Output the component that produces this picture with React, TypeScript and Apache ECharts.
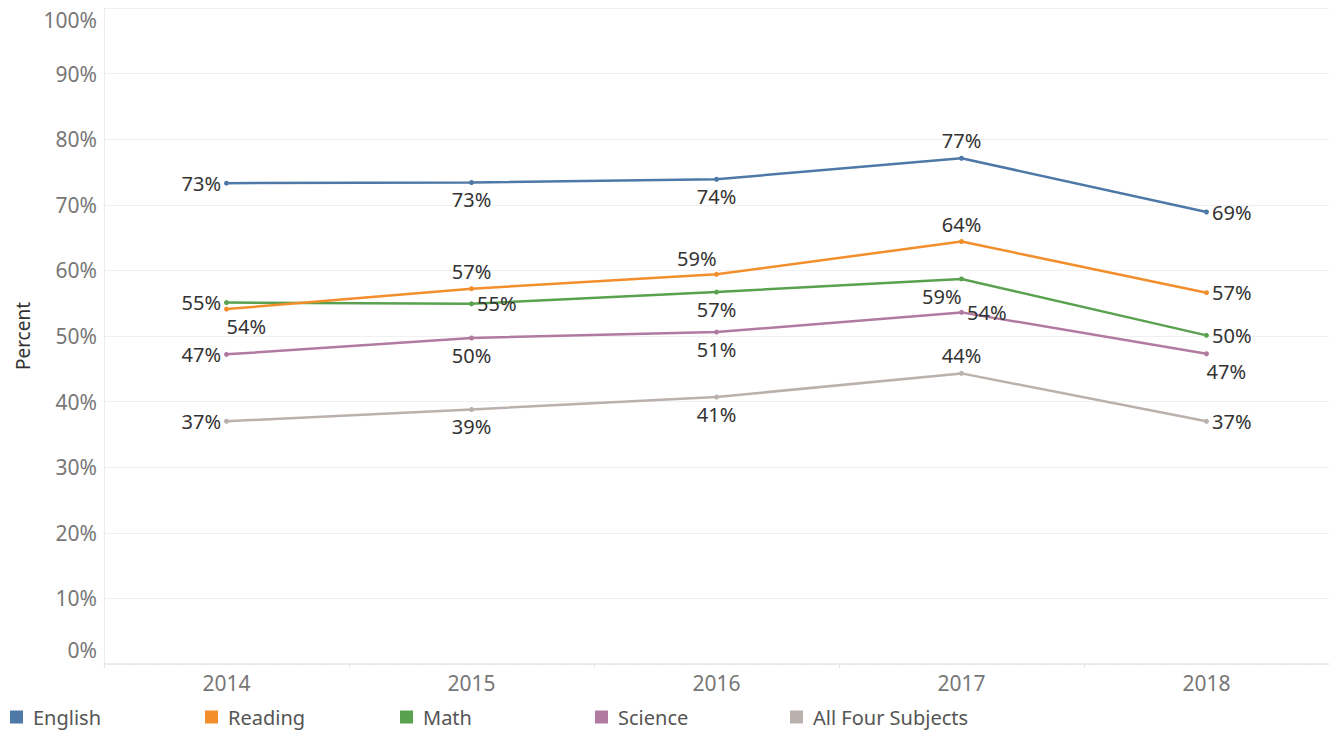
import React, { useEffect, useRef } from "react";
import * as echarts from "echarts";

const years = ["2014", "2015", "2016", "2017", "2018"];
const english = [73.3, 73.4, 73.9, 77.1, 68.9];
const reading = [54.1, 57.2, 59.4, 64.4, 56.6];
const math = [55.1, 54.9, 56.7, 58.7, 50.1];
const science = [47.2, 49.7, 50.6, 53.6, 47.3];
const allFour = [37.0, 38.8, 40.7, 44.3, 37.0];

const seriesNames = ["English", "Reading", "Math", "Science", "All Four Subjects"];
const seriesColors = ["#4e79a7", "#f28e2b", "#59a14f", "#b07aa1", "#bab0ac"];
const seriesValues = [english, reading, math, science, allFour];

// label placement per point (Tableau-style)
type Place = "L" | "R" | "T" | "B" | "BR" | "TL" | "BL";
const placements: Place[][] = [
  ["L", "B", "B", "T", "R"],
  ["BR", "T", "TL", "T", "R"],
  ["L", "R", "B", "BL", "R"],
  ["L", "B", "B", "R", "BR"],
  ["L", "B", "B", "T", "R"],
];

const FONT = "'Noto Sans', sans-serif";

function labelFor(p: Place) {
  const base: any = { show: true };
  switch (p) {
    case "L":
      return { ...base, position: "left", distance: 3 };
    case "R":
      return { ...base, position: "right", distance: 3 };
    case "T":
      return { ...base, position: "top", distance: 5 };
    case "B":
      return { ...base, position: "bottom", distance: 5 };
    case "BR":
      return { ...base, position: "bottom", distance: 5, align: "left" };
    case "BL":
      return { ...base, position: "bottom", distance: 5, align: "right" };
    case "TL":
      return { ...base, position: "top", distance: 3, align: "right" };
  }
}

export default function App() {
  const ref = useRef<HTMLDivElement>(null);
  useEffect(() => {
    if (!ref.current) return;
    const chart = echarts.init(ref.current, null, { renderer: "svg" });
    chart.setOption({
      animation: false,
      textStyle: { fontFamily: FONT },
      grid: { left: 104, right: -5, top: 8, bottom: 67, containLabel: false },
      legend: seriesNames.map((n, i) => ({
        left: 10 + 195 * i,
        top: 707,
        padding: 0,
        itemWidth: 13,
        itemHeight: 13,
        itemGap: 10,
        icon: "rect",
        data: [n],
        textStyle: { fontSize: 20, color: "#555", fontFamily: FONT, padding: [0, 0, 0, 5] },
      })),
      xAxis: {
        type: "category",
        data: years,
        boundaryGap: true,
        axisLine: { lineStyle: { color: "#e4e4e4", type: "dotted", width: 1.5 } },
        axisTick: { show: true, length: 4, lineStyle: { color: "#e4e4e4" } },
        axisLabel: { fontSize: 21, color: "#777", margin: 8, fontFamily: FONT },
        splitLine: { show: false },
      },
      yAxis: {
        type: "value",
        min: 0,
        max: 100,
        interval: 10,
        name: "Percent",
        nameLocation: "middle",
        nameGap: 70,
        nameTextStyle: { fontSize: 19, color: "#333", fontFamily: FONT },
        axisLine: { show: true, lineStyle: { color: "#ececec" } },
        axisTick: { show: false },
        axisLabel: {
          fontSize: 21,
          color: "#777",
          margin: 7,
          fontFamily: FONT,
          formatter: (v: number) =>
            v === 100 ? "{top|100%}" : v === 0 ? "{bot|0%}" : v + "%",
          rich: {
            top: { fontSize: 21, color: "#777", padding: [24, 0, 0, 0], fontFamily: FONT },
            bot: { fontSize: 21, color: "#777", padding: [0, 0, 28, 0], fontFamily: FONT },
          },
        },
        splitLine: { show: true, lineStyle: { color: "#f0f0f0", width: 1 } },
      },
      series: seriesValues.map((vals, si) => ({
        name: seriesNames[si],
        type: "line",
        data: vals.map((v, i) => ({ value: v, label: labelFor(placements[si][i]) })),
        itemStyle: { color: seriesColors[si] },
        lineStyle: { color: seriesColors[si], width: 2.5 },
        symbol: "circle",
        symbolSize: 5,
        showSymbol: true,
        z: 10 - si,
        label: {
          show: true,
          fontSize: 20,
          color: "#333",
          fontFamily: FONT,
          formatter: (p: any) => Math.round(p.value) + "%",
        },
      })),
    });
    return () => chart.dispose();
  }, []);
  return (
    <div
      ref={ref}
      style={{ position: "fixed", left: 0, top: 0, width: 1329, height: 731, background: "#fff" }}
    />
  );
}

> **Problem to solve**: Omit every picture, then reproduce the rest of the listing exactly.

> **Solution to this problem**:
Output the component that produces this picture with React, TypeScript and Apache ECharts.
import React, { useEffect, useRef } from "react";
import * as echarts from "echarts";

const years = ["2014", "2015", "2016", "2017", "2018"];
const english = [73.3, 73.4, 73.9, 77.1, 68.9];
const reading = [54.1, 57.2, 59.4, 64.4, 56.6];
const math = [55.1, 54.9, 56.7, 58.7, 50.1];
const science = [47.2, 49.7, 50.6, 53.6, 47.3];
const allFour = [37.0, 38.8, 40.7, 44.3, 37.0];

const seriesNames = ["English", "Reading", "Math", "Science", "All Four Subjects"];
const seriesColors = ["#4e79a7", "#f28e2b", "#59a14f", "#b07aa1", "#bab0ac"];
const seriesValues = [english, reading, math, science, allFour];

// label placement per point (Tableau-style)
type Place = "L" | "R" | "T" | "B" | "BR" | "TL" | "BL";
const placements: Place[][] = [
  ["L", "B", "B", "T", "R"],
  ["BR", "T", "TL", "T", "R"],
  ["L", "R", "B", "BL", "R"],
  ["L", "B", "B", "R", "BR"],
  ["L", "B", "B", "T", "R"],
];

const FONT = "'Noto Sans', sans-serif";

function labelFor(p: Place) {
  const base: any = { show: true };
  switch (p) {
    case "L":
      return { ...base, position: "left", distance: 3 };
    case "R":
      return { ...base, position: "right", distance: 3 };
    case "T":
      return { ...base, position: "top", distance: 5 };
    case "B":
      return { ...base, position: "bottom", distance: 5 };
    case "BR":
      return { ...base, position: "bottom", distance: 5, align: "left" };
    case "BL":
      return { ...base, position: "bottom", distance: 5, align: "right" };
    case "TL":
      return { ...base, position: "top", distance: 3, align: "right" };
  }
}

export default function App() {
  const ref = useRef<HTMLDivElement>(null);
  useEffect(() => {
    if (!ref.current) return;
    const chart = echarts.init(ref.current, null, { renderer: "svg" });
    chart.setOption({
      animation: false,
      textStyle: { fontFamily: FONT },
      grid: { left: 104, right: -5, top: 8, bottom: 67, containLabel: false },
      legend: seriesNames.map((n, i) => ({
        left: 10 + 195 * i,
        top: 707,
        padding: 0,
        itemWidth: 13,
        itemHeight: 13,
        itemGap: 10,
        icon: "rect",
        data: [n],
        textStyle: { fontSize: 20, color: "#555", fontFamily: FONT, padding: [0, 0, 0, 5] },
      })),
      xAxis: {
        type: "category",
        data: years,
        boundaryGap: true,
        axisLine: { lineStyle: { color: "#e4e4e4", type: "dotted", width: 1.5 } },
        axisTick: { show: true, length: 4, lineStyle: { color: "#e4e4e4" } },
        axisLabel: { fontSize: 21, color: "#777", margin: 8, fontFamily: FONT },
        splitLine: { show: false },
      },
      yAxis: {
        type: "value",
        min: 0,
        max: 100,
        interval: 10,
        name: "Percent",
        nameLocation: "middle",
        nameGap: 70,
        nameTextStyle: { fontSize: 19, color: "#333", fontFamily: FONT },
        axisLine: { show: true, lineStyle: { color: "#ececec" } },
        axisTick: { show: false },
        axisLabel: {
          fontSize: 21,
          color: "#777",
          margin: 7,
          fontFamily: FONT,
          formatter: (v: number) =>
            v === 100 ? "{top|100%}" : v === 0 ? "{bot|0%}" : v + "%",
          rich: {
            top: { fontSize: 21, color: "#777", padding: [24, 0, 0, 0], fontFamily: FONT },
            bot: { fontSize: 21, color: "#777", padding: [0, 0, 28, 0], fontFamily: FONT },
          },
        },
        splitLine: { show: true, lineStyle: { color: "#f0f0f0", width: 1 } },
      },
      series: seriesValues.map((vals, si) => ({
        name: seriesNames[si],
        type: "line",
        data: vals.map((v, i) => ({ value: v, label: labelFor(placements[si][i]) })),
        itemStyle: { color: seriesColors[si] },
        lineStyle: { color: seriesColors[si], width: 2.5 },
        symbol: "circle",
        symbolSize: 5,
        showSymbol: true,
        z: 10 - si,
        label: {
          show: true,
          fontSize: 20,
          color: "#333",
          fontFamily: FONT,
          formatter: (p: any) => Math.round(p.value) + "%",
        },
      })),
    });
    return () => chart.dispose();
  }, []);
  return (
    <div
      ref={ref}
      style={{ position: "fixed", left: 0, top: 0, width: 1329, height: 731, background: "#fff" }}
    />
  );
}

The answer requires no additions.